All HFSC disciplines, including the crime scene unit, are accredited to ISO/IEC 17025:2017 requirements for forensic testing laboratories. The American National Standards Institute (ANSI) National Accreditation Board (ANAB) awarded the accreditation. ANAB has been accrediting forensic laboratories to the ISO/IEC 17025 level longer than any other U.S. organization.
ISO 17025 is the global standard for testing and calibration laboratories. Laboratories with this accreditation are recognized for specific competencies. The labs must adhere to standards for continual management and quality improvement, are required to submit an annual audit to the accrediting body and are subject to unannounced inspections.
HFSC also maintains accreditation with the Texas Forensic Science Commission. Please see the letter.
HFSC’s Client Services & Case Management (CS/CM) Division is accredited by the International Association of Property and Evidence (IAPE).
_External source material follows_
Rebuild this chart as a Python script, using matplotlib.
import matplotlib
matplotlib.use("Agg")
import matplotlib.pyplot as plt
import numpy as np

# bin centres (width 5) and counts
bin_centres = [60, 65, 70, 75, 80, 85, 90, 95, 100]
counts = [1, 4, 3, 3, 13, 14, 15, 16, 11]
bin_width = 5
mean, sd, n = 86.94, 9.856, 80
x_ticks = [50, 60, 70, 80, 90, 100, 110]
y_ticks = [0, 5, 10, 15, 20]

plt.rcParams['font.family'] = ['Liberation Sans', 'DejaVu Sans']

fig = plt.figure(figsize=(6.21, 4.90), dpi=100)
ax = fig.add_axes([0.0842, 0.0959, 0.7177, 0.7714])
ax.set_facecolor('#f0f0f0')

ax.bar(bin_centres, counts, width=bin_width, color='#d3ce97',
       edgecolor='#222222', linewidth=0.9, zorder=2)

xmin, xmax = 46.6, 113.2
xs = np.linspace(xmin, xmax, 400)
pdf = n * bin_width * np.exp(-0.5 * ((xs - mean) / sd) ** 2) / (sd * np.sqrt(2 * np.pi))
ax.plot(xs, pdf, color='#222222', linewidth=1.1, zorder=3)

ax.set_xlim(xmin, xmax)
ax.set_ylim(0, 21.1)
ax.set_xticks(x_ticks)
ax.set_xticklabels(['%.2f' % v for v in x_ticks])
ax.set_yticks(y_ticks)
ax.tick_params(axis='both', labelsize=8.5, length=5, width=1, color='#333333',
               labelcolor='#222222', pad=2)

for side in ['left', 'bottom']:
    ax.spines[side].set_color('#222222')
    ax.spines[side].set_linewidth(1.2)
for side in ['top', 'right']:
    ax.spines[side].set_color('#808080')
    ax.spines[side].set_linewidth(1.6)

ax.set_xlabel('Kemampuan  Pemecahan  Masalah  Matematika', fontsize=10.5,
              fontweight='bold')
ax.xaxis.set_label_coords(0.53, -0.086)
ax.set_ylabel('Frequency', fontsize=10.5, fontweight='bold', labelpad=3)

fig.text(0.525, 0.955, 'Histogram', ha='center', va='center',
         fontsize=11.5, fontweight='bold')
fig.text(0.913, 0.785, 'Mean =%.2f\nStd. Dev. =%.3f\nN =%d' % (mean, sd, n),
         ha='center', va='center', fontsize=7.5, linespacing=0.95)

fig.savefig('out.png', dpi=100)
IAPE is a nonprofit organization created by law enforcement professionals to help establish recommended standards for all property and evidence departments. IAPE provides education and training pertaining to all aspects of the handling, storage, maintenance and disposal of property and evidence.
The IAPE accreditation program reviewed CS/CM’s evidence handling procedures and processes. IAPE found that HFSC’s CS/CM division was in compliance with and met industry standards and best practices for documentation, procedures and actions. CS/CM is required to maintain the accreditation standards and provide annual documentation of compliance with IAPE standards to maintain its three-year accreditation. Every three years, IAPE does an on-site assessment to reissue the accreditation.
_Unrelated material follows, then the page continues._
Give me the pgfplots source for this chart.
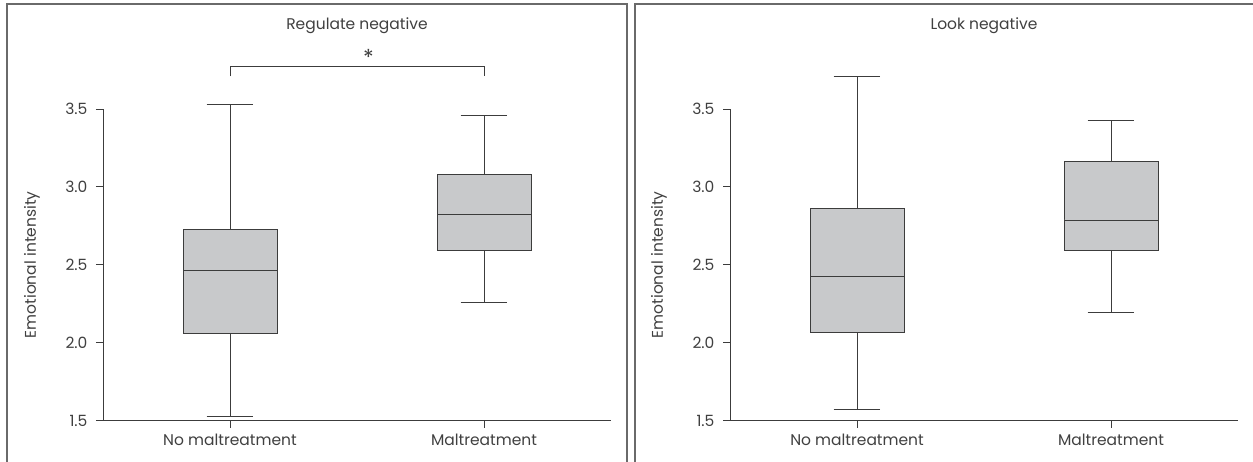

The Houston Forensic Science Center’s board of directors adopted a resolution to voluntarily adopt standards published by the Organization of Scientific Area Committees for Forensic Science (OSAC.)
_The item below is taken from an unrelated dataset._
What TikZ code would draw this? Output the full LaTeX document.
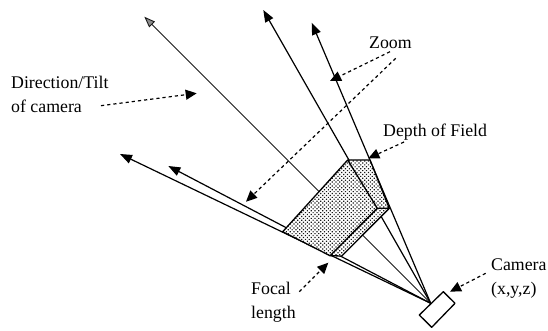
\documentclass[tikz,border=0pt]{standalone}
\usepackage{fontspec}
\setmainfont{Liberation Serif}
\usetikzlibrary{arrows.meta,patterns.meta}

\begin{document}
\begin{tikzpicture}[x=1pt,y=-1pt,every node/.style={font=\fontsize{17.8}{24}\selectfont,align=left,inner sep=0pt,anchor=north west},ray/.style={-{Triangle[length=12pt,width=9pt]},line width=1.2pt},axis/.style={-{Triangle[length=11pt,width=8pt,fill=black!45]},line width=.9pt,black!90},note/.style={-{Triangle[length=11pt,width=10pt]},line width=1.2pt,dash pattern=on 3.2pt off 3pt},edge/.style={line width=1.3pt,line join=round}]
\useasboundingbox (0,0) rectangle (548,331);
\coordinate (apex) at (430.7,303.3);
\coordinate (tipa) at (144.3,16.7);
\coordinate (tipb) at (263.3,10);
\coordinate (tipc) at (311.7,22.7);
\coordinate (tipd) at (120,154);
\coordinate (tipe) at (168.3,166);
\coordinate (fa) at (347.7,160);
\coordinate (fb) at (370,160);
\coordinate (fc) at (389.3,208.3);
\coordinate (fd) at (377.3,208.3);
\coordinate (fe) at (341.7,256);
\coordinate (ff) at (330,255.7);
\coordinate (fg) at (282.7,231.7);
% camera and rays
\draw[edge,fill=white] (443.3,291.7) coordinate (ca) -- (455,303.3) -- (431.7,327.3) -- (419.3,315) -- cycle;
\draw[axis] (apex) -- (tipa);
\draw[ray] (apex) -- (tipb);
\draw[ray] (apex) -- (tipc);
\draw[ray] (apex) -- (tipd);
\draw[ray] (apex) -- (tipe);
% shaded volume
\fill[white] (fa) -- (fb) -- (fc) -- (fe) -- (ff) -- (fg) -- cycle;
\fill[pattern={Dots[radius=.85pt,distance=2.7pt,angle=45]},pattern color=black!90] (fa) -- (fb) -- (fc) -- (fe) -- (ff) -- (fg) -- cycle;
\draw[edge] (fa) -- (fb) -- (fc) -- (fd) -- (fa) -- (fg) -- (ff) -- (fd);
\draw[edge] (fc) -- (fe) -- (ff);
% labels
\node (tilt) at (11,76) {Direction/Tilt\\of camera};
\node (zoom) at (369,37) {Zoom};
\node (depth) at (383,124) {Depth of Field};
\node (focal) at (251,282) {Focal\\length};
\node (camera) at (491,259) {Camera\\(x,y,z)};
\coordinate (ntilt) at (101,105.7);
\coordinate (ttilt) at (196.7,93.3);
\coordinate (nzooma) at (390,51.7);
\coordinate (tzooma) at (330,81);
\coordinate (nzoomb) at (395.7,58.3);
\coordinate (tzoomb) at (246,201.7);
\coordinate (ndepth) at (404,142);
\coordinate (tdepth) at (368.3,158.3);
\coordinate (nfocal) at (299.3,291.7);
\coordinate (tfocal) at (328.3,262.7);
\coordinate (ncamera) at (485.7,273.3);
\coordinate (tcamera) at (450,291.7);
\draw[note] (ntilt) -- (ttilt);
\draw[note] (nzooma) -- (tzooma);
\draw[note] (nzoomb) -- (tzoomb);
\draw[note] (ndepth) -- (tdepth);
\draw[note] (nfocal) -- (tfocal);
\draw[note] (ncamera) -- (tcamera);
\end{tikzpicture}
\end{document}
HFSC’s quality division oversee the implementation of each standard with the goal of making it part of a discipline’s process within a year of publication.
OSAC uses a transparent, consensus-based process that encourages forensic practitioners to participate in the creation of standards. Established in 2014, OSAC has more than 550 members that work in forensic labs and related institutions. Their expertise encompasses 22 disciplines.